Charts and diagrams as code
★ ★ ★ ★
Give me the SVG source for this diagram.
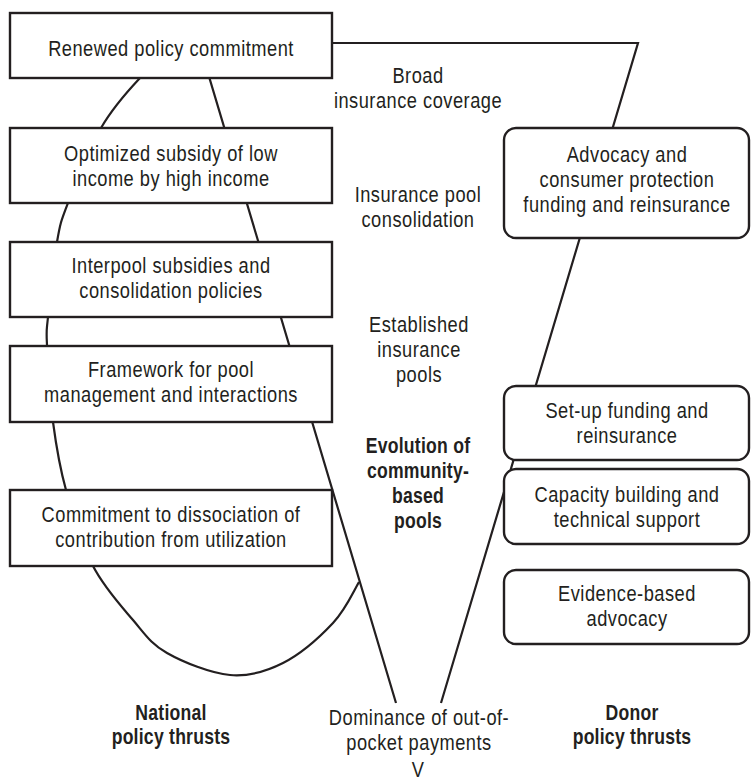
<svg xmlns="http://www.w3.org/2000/svg" width="752" height="780" viewBox="0 0 752 780">
  <style>
    .box { fill: #ffffff; stroke: #231f20; stroke-width: 2.4; }
    .line { fill: none; stroke: #231f20; stroke-width: 2.2; }
    text { font-family: "Liberation Sans", Arial, sans-serif; font-size: 22px; fill: #231f20; text-anchor: middle; letter-spacing: 0.6px;
           transform-box: fill-box; transform-origin: center; transform: scaleX(0.83); }
    .b { font-weight: bold; letter-spacing: 0.3px; transform: scaleX(0.8); }
  </style>
  <rect width="752" height="780" fill="#ffffff"/>

  <!-- connectors: the funnel and the national-policy oval -->
  <g id="connectors">
    <path id="funnel" class="line" d="M396 703 L199 43 L638 43 L441 703"/>
    <path id="oval" class="line" d="M170 55 C160.8 61.3 151.5 65.8 140 78 C128.5 90.2 113 107.2 101 128 C89 148.8 75.3 184 68 203 C60.7 222 60.3 223 57 242 C53.7 261 49.7 299.8 48 317 C46.3 334.2 46.2 327.5 47 345 C47.8 362.5 49.8 397.8 53 422 C56.2 446.2 59.3 466 66 490 C72.7 514 81.8 544.3 93 566 C104.2 587.7 120.7 605.5 133 620 C145.3 634.5 150.8 643.8 167 653 C183.2 662.2 210.7 673.3 230 675 C249.3 676.7 265.8 671.7 283 663 C300.2 654.3 320.3 636.5 333 623 C345.7 609.5 352.5 593.3 359 582"/>
  </g>

  <!-- national policy thrusts -->
  <g id="renewed">
    <rect class="box" x="10" y="13" width="322" height="65"/>
    <text x="171" y="56">Renewed policy commitment</text>
  </g>
  <g id="optimized">
    <rect class="box" x="10" y="128" width="322" height="75"/>
    <text x="171" y="161">Optimized subsidy of low</text>
    <text x="171" y="186">income by high income</text>
  </g>
  <g id="interpool">
    <rect class="box" x="10" y="242" width="322" height="75"/>
    <text x="171" y="273">Interpool subsidies and</text>
    <text x="171" y="298">consolidation policies</text>
  </g>
  <g id="framework">
    <rect class="box" x="10" y="346" width="322" height="76"/>
    <text x="171" y="377">Framework for pool</text>
    <text x="171" y="402">management and interactions</text>
  </g>
  <g id="commitment">
    <rect class="box" x="10" y="490" width="322" height="76"/>
    <text x="171" y="522">Commitment to dissociation of</text>
    <text x="171" y="547">contribution from utilization</text>
  </g>

  <!-- donor policy thrusts -->
  <g id="advocacy">
    <rect class="box" x="504" y="128" width="245" height="110" rx="12"/>
    <text x="627" y="162">Advocacy and</text>
    <text x="627" y="187">consumer protection</text>
    <text x="627" y="212">funding and reinsurance</text>
  </g>
  <g id="setup">
    <rect class="box" x="504" y="386" width="245" height="74" rx="12"/>
    <text x="627" y="418">Set-up funding and</text>
    <text x="627" y="443">reinsurance</text>
  </g>
  <g id="capacity">
    <rect class="box" x="504" y="469" width="245" height="75" rx="12"/>
    <text x="627" y="502">Capacity building and</text>
    <text x="627" y="527">technical support</text>
  </g>
  <g id="evidence">
    <rect class="box" x="504" y="570" width="245" height="74" rx="12"/>
    <text x="627" y="601">Evidence-based</text>
    <text x="627" y="626">advocacy</text>
  </g>

  <!-- stages of the funnel -->
  <g id="stage-broad">
    <text x="418" y="83">Broad</text>
    <text x="418" y="108">insurance coverage</text>
  </g>
  <g id="stage-consolidation">
    <text x="418" y="202">Insurance pool</text>
    <text x="418" y="227">consolidation</text>
  </g>
  <g id="stage-established">
    <text x="419" y="332">Established</text>
    <text x="419" y="357">insurance</text>
    <text x="419" y="382">pools</text>
  </g>
  <g id="stage-evolution">
    <text class="b" x="418" y="453">Evolution of</text>
    <text class="b" x="418" y="478">community-</text>
    <text class="b" x="418" y="503">based</text>
    <text class="b" x="418" y="528">pools</text>
  </g>
  <g id="stage-dominance">
    <text x="419" y="725">Dominance of out-of-</text>
    <text x="419" y="750">pocket payments</text>
    <text x="418" y="777">V</text>
  </g>

  <!-- column captions -->
  <g id="caption-national">
    <text class="b" x="171" y="720">National</text>
    <text class="b" x="171" y="744">policy thrusts</text>
  </g>
  <g id="caption-donor">
    <text class="b" x="632" y="720">Donor</text>
    <text class="b" x="632" y="744">policy thrusts</text>
  </g>
</svg>
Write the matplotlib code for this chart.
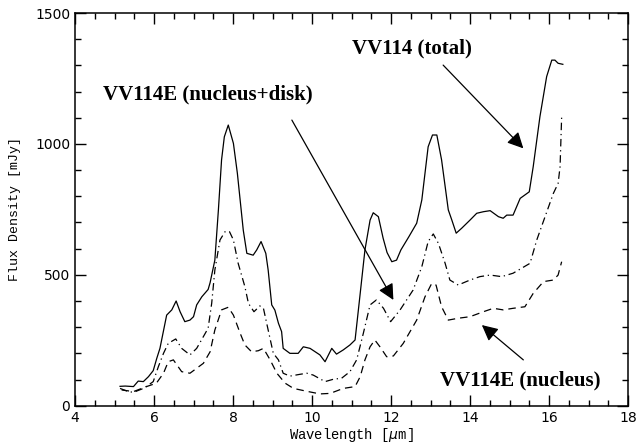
import matplotlib
matplotlib.use("Agg")
import matplotlib.pyplot as plt
from matplotlib.ticker import MultipleLocator

# VV114 (total), solid
wl_total = [5.14, 5.27, 5.48, 5.60, 5.73, 5.86, 5.98, 6.07, 6.15, 6.32, 6.45, 6.56,
            6.66, 6.78, 6.91, 7.00, 7.08, 7.21, 7.37, 7.42, 7.54, 7.63, 7.71, 7.78,
            7.88, 8.01, 8.11, 8.26, 8.35, 8.51, 8.60, 8.71, 8.83, 8.89, 8.98,
            9.06, 9.15, 9.23, 9.27, 9.44, 9.65, 9.78, 9.95, 10.20, 10.33, 10.50, 10.62,
            10.79, 10.96, 11.09, 11.22, 11.34, 11.47, 11.55, 11.68, 11.80, 11.90, 12.02,
            12.14, 12.25, 12.45, 12.65, 12.78, 12.94, 13.05, 13.16, 13.28, 13.45, 13.54,
            13.65, 13.79, 14.00, 14.17, 14.34, 14.51, 14.72, 14.84, 14.93, 15.09, 15.27,
            15.50, 15.60, 15.77, 15.94, 16.07, 16.15, 16.23, 16.35]
flux_total = [74, 75, 73, 94, 92, 111, 134, 181, 219, 346, 366, 400,
              359, 321, 327, 340, 385, 416, 444, 470, 556, 748, 939, 1027,
              1072, 1002, 888, 670, 582, 575, 595, 627, 582, 518, 385,
              365, 315, 283, 219, 200, 200, 225, 219, 194, 168, 219, 197,
              213, 232, 251, 429, 595, 709, 737, 722, 640, 585, 550,
              556, 595, 645, 697, 786, 989, 1034, 1034, 939, 748, 709,
              659, 678, 709, 735, 741, 745, 722, 716, 728, 728, 792,
              817, 913, 1104, 1257, 1320, 1320, 1308, 1304]

# VV114E (nucleus+disk), dash-dot
wl_disk = [5.14, 5.35, 5.48, 5.73, 5.86, 5.98, 6.11, 6.24, 6.36, 6.55, 6.70, 6.91,
           7.08, 7.25, 7.37, 7.46, 7.54, 7.67, 7.80, 7.91, 8.01, 8.13, 8.30, 8.39,
           8.53, 8.68, 8.77, 8.89, 9.02, 9.15, 9.27, 9.44, 9.70, 9.87, 10.03, 10.33,
           10.54, 10.75, 10.96, 11.13, 11.30, 11.47, 11.63, 11.81, 11.99, 12.23, 12.56,
           12.78, 12.94, 13.07, 13.20, 13.37, 13.49, 13.70, 14.00, 14.25, 14.51, 14.80,
           15.09, 15.52, 15.69, 15.90, 16.11, 16.23, 16.28, 16.32]
flux_disk = [66, 54, 51, 66, 79, 92, 149, 200, 238, 255, 219, 194,
             219, 264, 296, 391, 518, 633, 665, 665, 633, 544, 455, 391,
             359, 381, 372, 289, 200, 175, 124, 113, 120, 124, 117, 92,
             101, 105, 130, 175, 277, 385, 404, 372, 321, 366, 442,
             531, 627, 656, 620, 544, 480, 461, 480, 493, 499, 493,
             506, 544, 633, 722, 811, 849, 913, 1104]

# VV114E (nucleus), dashed
wl_nuc = [5.18, 5.48, 5.81, 6.06, 6.24, 6.36, 6.49, 6.70, 6.91, 7.08, 7.25, 7.42,
          7.54, 7.71, 7.88, 8.01, 8.18, 8.30, 8.47, 8.64, 8.77, 8.94, 9.11, 9.32,
          9.53, 9.87, 10.20, 10.46, 10.79, 11.09, 11.22, 11.34, 11.47, 11.59, 11.72,
          11.89, 12.06, 12.31, 12.65, 12.86, 13.03, 13.14, 13.28, 13.45, 13.70, 14.00,
          14.34, 14.59, 14.84, 15.09, 15.39, 15.60, 15.86, 16.11, 16.23, 16.32]
flux_nuc = [60, 54, 73, 86, 124, 168, 175, 130, 124, 143, 162, 206,
            289, 366, 376, 346, 277, 232, 206, 210, 219, 175, 124, 86,
            66, 55, 45, 47, 66, 73, 111, 175, 225, 251, 225,
            187, 190, 238, 327, 416, 467, 461, 378, 327, 334, 340,
            359, 372, 366, 372, 378, 429, 474, 480, 499, 550]

fig = plt.figure(figsize=(6.39, 4.47), dpi=100)
ax = fig.add_axes([0.1174, 0.0924, 0.8654, 0.8785])

lw = 0.9
ax.plot(wl_total, flux_total, color='black', lw=lw, ls='-')
ax.plot(wl_disk, flux_disk, color='black', lw=lw, dashes=(6, 3, 1, 3))
ax.plot(wl_nuc, flux_nuc, color='black', lw=lw, dashes=(6, 4))

ax.set_xlim(4, 18)
ax.set_ylim(0, 1500)
ax.xaxis.set_major_locator(MultipleLocator(2))
ax.xaxis.set_minor_locator(MultipleLocator(0.5))
ax.yaxis.set_major_locator(MultipleLocator(500))
ax.yaxis.set_minor_locator(MultipleLocator(100))
ax.tick_params(which='both', direction='in', top=True, right=True, width=1,
               labelsize=10)
ax.tick_params(which='major', length=8)
ax.tick_params(which='minor', length=4)
for s in ax.spines.values():
    s.set_linewidth(1.1)
for lab in ax.get_xticklabels() + ax.get_yticklabels():
    lab.set_family('DejaVu Sans')

ax.set_xlabel(r'Wavelength [$\mu$m]', family='Liberation Mono', fontsize=10,
              labelpad=1)
ax.set_ylabel('Flux Density [mJy]', family='Liberation Mono', fontsize=9.5,
              labelpad=10)

tfont = dict(family='Liberation Serif', weight='bold', fontsize=15)
arw = dict(arrowstyle='-|>', color='black', lw=0.9, mutation_scale=24,
           shrinkA=0, shrinkB=0)

ax.text(11.0, 1366, 'VV114 (total)', va='center', ha='left', **tfont)
ax.annotate('', xy=(15.35, 983), xytext=(13.32, 1301), arrowprops=arw)

ax.text(4.71, 1187, 'VV114E (nucleus+disk)', va='center', ha='left', **tfont)
ax.annotate('', xy=(12.06, 404), xytext=(9.49, 1091), arrowprops=arw)

ax.text(13.24, 98, 'VV114E (nucleus)', va='center', ha='left', **tfont)
ax.annotate('', xy=(14.30, 308), xytext=(15.35, 175), arrowprops=arw)

fig.savefig('out.png', dpi=100)
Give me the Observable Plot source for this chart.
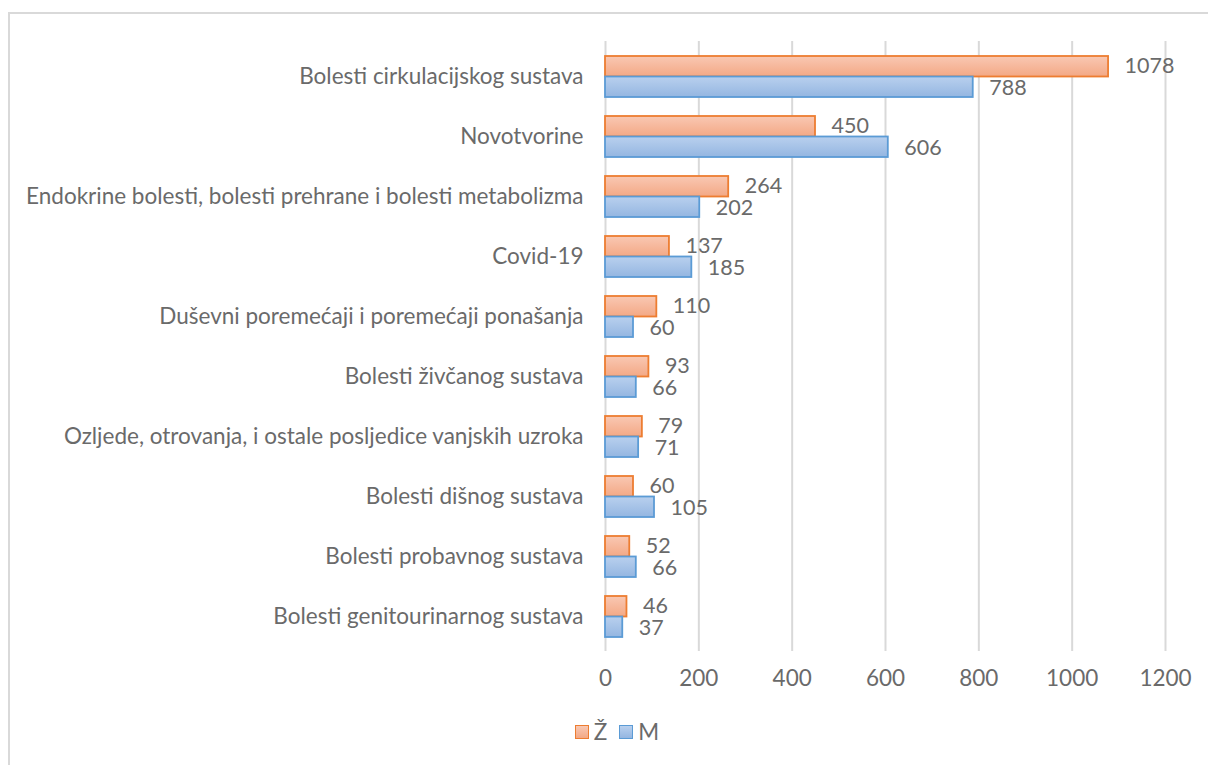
★ ★ ★ ★
Written request >>
Keep to the lines above from the line with "Write the matplotlib code for this chart." to the line with "from matplotlib.ticker import MultipleLocator", and set down exactly those, inclusive, with nothing else and every picture left out.

Answer below >>
Write the matplotlib code for this chart.
import matplotlib
matplotlib.use("Agg")
import matplotlib.pyplot as plt
from matplotlib.ticker import MultipleLocator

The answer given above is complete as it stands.